Выбрать главу

— Вася, ты что, брезгуешь знаться со мной и думаешь, что тебе предложили грязное дело? — спросил предприниматель упавшим голосом.

Хищение социалистической собственности считалось в советском обществе презренным занятием. Расхитители клеймились в прессе и по радио. Согласно специальным указам, хищение сурово наказывалось. По последнему указу от 4 июля 1947 года за эти преступления полагался срок до 25 лет. Забегая вперед, нельзя не сказать, что первым из наших лидеров, который понял, что в стране существует огромный коррумпированный мир подпольного бизнеса, был Никита Сергеевич Хрущев. Этот незаурядный человек знаменит не только тем, что насаждал на Великой русской равнине кукурузу и вытащил за усы из Мавзолея мумию И.В. Сталина. Потрясенный открывшейся ему реальностью воровства и коррупции, пытаясь оградить от них социализм, Никита Хрущев издал специальные указы, которые карали за хищение социалистической собственности и за валютные операции в особо крупных размерах смертной казнью. Необычным было не только то, что людей на 43-м году Советской власти стали казнить за имущественные преступления и делать это после осуждения сталинского террора, но и то, что указы вопреки многовековой юридической практике и традициям приобрели обратную силу. Несколько дельцов, которые во время выхода указов находились под следствием или даже были осуждены, поплатились жизнью. Многим при повторном суде прибавили сроки.

Суркова не трогало, что социалистическая мораль определяла его занятия как грязное дело. Его угнетало другое. В сфере подпольного бизнеса действовали беспощадные законы, подобные законам дикого капитализма периода первоначального накопления. Жестокость нравов теневой экономики увеличивалась благодаря ее слиянию с уголовным элементом. Сергей Сергеевич чувствовал, что деловые отношения между людьми должны строиться на других началах. Он знал, что до революции артельщик или купец мог получить ссуду в банке на многие тысячи рублей под одно честное слово. Так же заключались и сделки. В мире, который его окружал, такое доверие было невозможно. Сурков поступал как все, но порой казалось, что он живет и действует не по-людски.

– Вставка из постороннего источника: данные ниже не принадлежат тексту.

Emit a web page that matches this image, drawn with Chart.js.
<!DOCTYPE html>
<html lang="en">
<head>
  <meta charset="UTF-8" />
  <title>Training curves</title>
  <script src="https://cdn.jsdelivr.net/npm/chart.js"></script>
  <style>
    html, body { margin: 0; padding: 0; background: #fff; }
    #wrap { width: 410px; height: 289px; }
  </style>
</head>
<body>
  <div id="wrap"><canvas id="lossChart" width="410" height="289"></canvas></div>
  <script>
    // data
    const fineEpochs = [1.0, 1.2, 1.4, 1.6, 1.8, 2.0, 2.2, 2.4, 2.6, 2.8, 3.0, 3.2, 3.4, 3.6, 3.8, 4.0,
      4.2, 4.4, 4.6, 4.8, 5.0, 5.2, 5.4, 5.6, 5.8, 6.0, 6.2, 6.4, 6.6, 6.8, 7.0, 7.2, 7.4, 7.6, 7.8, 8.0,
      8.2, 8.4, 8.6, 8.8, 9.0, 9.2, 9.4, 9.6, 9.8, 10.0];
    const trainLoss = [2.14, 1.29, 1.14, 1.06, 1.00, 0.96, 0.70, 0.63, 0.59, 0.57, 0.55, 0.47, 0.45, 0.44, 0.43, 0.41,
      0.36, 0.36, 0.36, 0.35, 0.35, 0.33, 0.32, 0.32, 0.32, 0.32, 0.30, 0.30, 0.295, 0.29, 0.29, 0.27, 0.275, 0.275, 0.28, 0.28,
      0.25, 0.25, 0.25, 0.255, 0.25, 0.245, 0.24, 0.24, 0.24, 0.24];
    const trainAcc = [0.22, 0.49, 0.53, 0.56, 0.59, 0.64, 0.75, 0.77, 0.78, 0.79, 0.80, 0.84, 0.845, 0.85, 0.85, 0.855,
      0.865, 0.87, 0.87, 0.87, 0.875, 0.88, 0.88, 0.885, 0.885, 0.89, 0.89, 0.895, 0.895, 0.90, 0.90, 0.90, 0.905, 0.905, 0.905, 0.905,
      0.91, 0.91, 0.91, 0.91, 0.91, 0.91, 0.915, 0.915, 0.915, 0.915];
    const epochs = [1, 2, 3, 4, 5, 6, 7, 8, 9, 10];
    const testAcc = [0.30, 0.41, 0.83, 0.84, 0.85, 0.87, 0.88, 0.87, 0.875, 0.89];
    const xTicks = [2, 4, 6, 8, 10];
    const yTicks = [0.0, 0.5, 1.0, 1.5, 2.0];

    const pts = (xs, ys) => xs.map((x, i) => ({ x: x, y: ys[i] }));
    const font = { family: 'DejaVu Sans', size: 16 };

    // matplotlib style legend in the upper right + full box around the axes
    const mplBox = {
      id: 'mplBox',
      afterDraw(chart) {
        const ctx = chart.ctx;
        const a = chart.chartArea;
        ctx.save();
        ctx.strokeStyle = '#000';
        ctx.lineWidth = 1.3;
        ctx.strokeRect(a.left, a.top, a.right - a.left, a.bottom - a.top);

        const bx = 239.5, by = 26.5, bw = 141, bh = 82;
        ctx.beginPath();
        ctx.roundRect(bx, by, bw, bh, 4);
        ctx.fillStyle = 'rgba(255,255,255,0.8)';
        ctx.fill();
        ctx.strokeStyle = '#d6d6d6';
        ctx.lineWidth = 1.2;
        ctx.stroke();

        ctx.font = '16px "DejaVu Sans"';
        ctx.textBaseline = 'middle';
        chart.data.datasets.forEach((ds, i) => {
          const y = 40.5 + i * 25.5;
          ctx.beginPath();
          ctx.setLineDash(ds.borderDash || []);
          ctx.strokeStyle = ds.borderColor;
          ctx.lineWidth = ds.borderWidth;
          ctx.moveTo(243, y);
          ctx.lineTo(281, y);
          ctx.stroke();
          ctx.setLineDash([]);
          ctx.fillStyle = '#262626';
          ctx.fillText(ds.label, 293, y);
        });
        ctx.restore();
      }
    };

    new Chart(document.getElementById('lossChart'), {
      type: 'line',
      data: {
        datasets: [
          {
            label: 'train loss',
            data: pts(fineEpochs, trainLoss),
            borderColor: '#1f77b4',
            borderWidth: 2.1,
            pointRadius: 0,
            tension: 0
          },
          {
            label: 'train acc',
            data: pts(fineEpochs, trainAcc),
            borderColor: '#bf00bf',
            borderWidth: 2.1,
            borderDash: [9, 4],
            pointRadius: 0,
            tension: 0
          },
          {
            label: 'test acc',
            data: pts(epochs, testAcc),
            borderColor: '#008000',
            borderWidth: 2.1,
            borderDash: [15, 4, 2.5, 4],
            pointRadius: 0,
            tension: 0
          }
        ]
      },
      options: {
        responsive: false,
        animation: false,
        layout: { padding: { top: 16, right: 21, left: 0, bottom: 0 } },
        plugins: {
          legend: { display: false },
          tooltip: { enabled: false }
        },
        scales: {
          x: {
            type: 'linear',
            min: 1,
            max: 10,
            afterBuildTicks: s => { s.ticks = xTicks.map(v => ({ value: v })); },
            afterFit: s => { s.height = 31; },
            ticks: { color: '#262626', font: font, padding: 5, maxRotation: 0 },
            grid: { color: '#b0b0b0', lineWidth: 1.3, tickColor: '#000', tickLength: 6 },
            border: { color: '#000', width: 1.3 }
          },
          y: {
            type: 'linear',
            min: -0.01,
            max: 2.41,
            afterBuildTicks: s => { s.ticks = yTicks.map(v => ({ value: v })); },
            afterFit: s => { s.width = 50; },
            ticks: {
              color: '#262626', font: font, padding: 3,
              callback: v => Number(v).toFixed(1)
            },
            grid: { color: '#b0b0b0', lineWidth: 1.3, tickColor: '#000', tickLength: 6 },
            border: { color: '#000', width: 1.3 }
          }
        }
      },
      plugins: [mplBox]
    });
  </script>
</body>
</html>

— Сергей Сергеевич! — ответил Иголкин не задумываясь. — Для меня вы достойный и хороший человек, и ваши дела ничем не хуже других дел. Но они не по мне. Мне нравится другое. — Василий говорил искренне. Его чувство определялось не только симпатией к Суркову, но и знанием механизма пивного бизнеса. В глазах студента воплощением зла в этой области человеческой деятельности был не Сергей Сергеевич, а пауки и доберманы. Еще более отвратительными казались люди, подобные тем, чьи руководящие подписи красовались в приемно-сдаточном акте, занижающем действительный объем танков для сбраживания пива. Их автографы согласовывали, утверждали и узаконивали воровство и хищения. На собраниях и совещаниях они давали правильные установки и сурово осуждали случаи отступления от социалистической морали, факты нарушения финансовой дисциплины и, не дай Бог, хищения. Затем, уединившись в кабинетах, праведники начинали свою вторую жизнь, смысл которой составляли толстые конверты с деньгами, содержащие их долю дохода от махинаций, на что они же дали добро. Эти человекоподобные существа были не только нечестны и безнравственны, но и вели паразитическое существование. Дело подпольного бизнеса двигали не они, а талантливые люди с энергией, предприимчивостью и умом. К ним принадлежал и Сурков. Придурки-начальники присасывались к таким, как сорокаведерные пиявки.

— Я еще до ареста и в лагере в мечтах видел себя врачом, — продолжал, как бы оправдываясь, Василий, — а теперь хочу попытаться сдать экзамены в медицинский институт. Может быть, и получится.

Сурков хорошо знал людей и почувствовал, что парень не лжет. Он понял, что этот человек не осуждает его, но сам стремится к другой, не доступной ему жизни.

— Вася, милай, — начал Сергей Сергеевич и примолк. Его больно кольнула мысль, что он теряет Василия, и вместе с ней накатилась волна признательности и уважения к молодому человеку. Сурков открыл ящик стола и протянул Иголкину несколько пачек денег:

— Вася, возьми, приоденешься! Ты ведь у нас жених! — В его облике сохранялось что-то жалкое. Руки немного тряслись. Василий почувствовал, что если не возьмет эти деньги, то смертельно оскорбит Суркова.

— Сергей Сергеевич, — сказал он смущенно, принимая дар, — большое спасибо. Я беру у вас только в долг. — Денег оказалось пять тысяч рублей.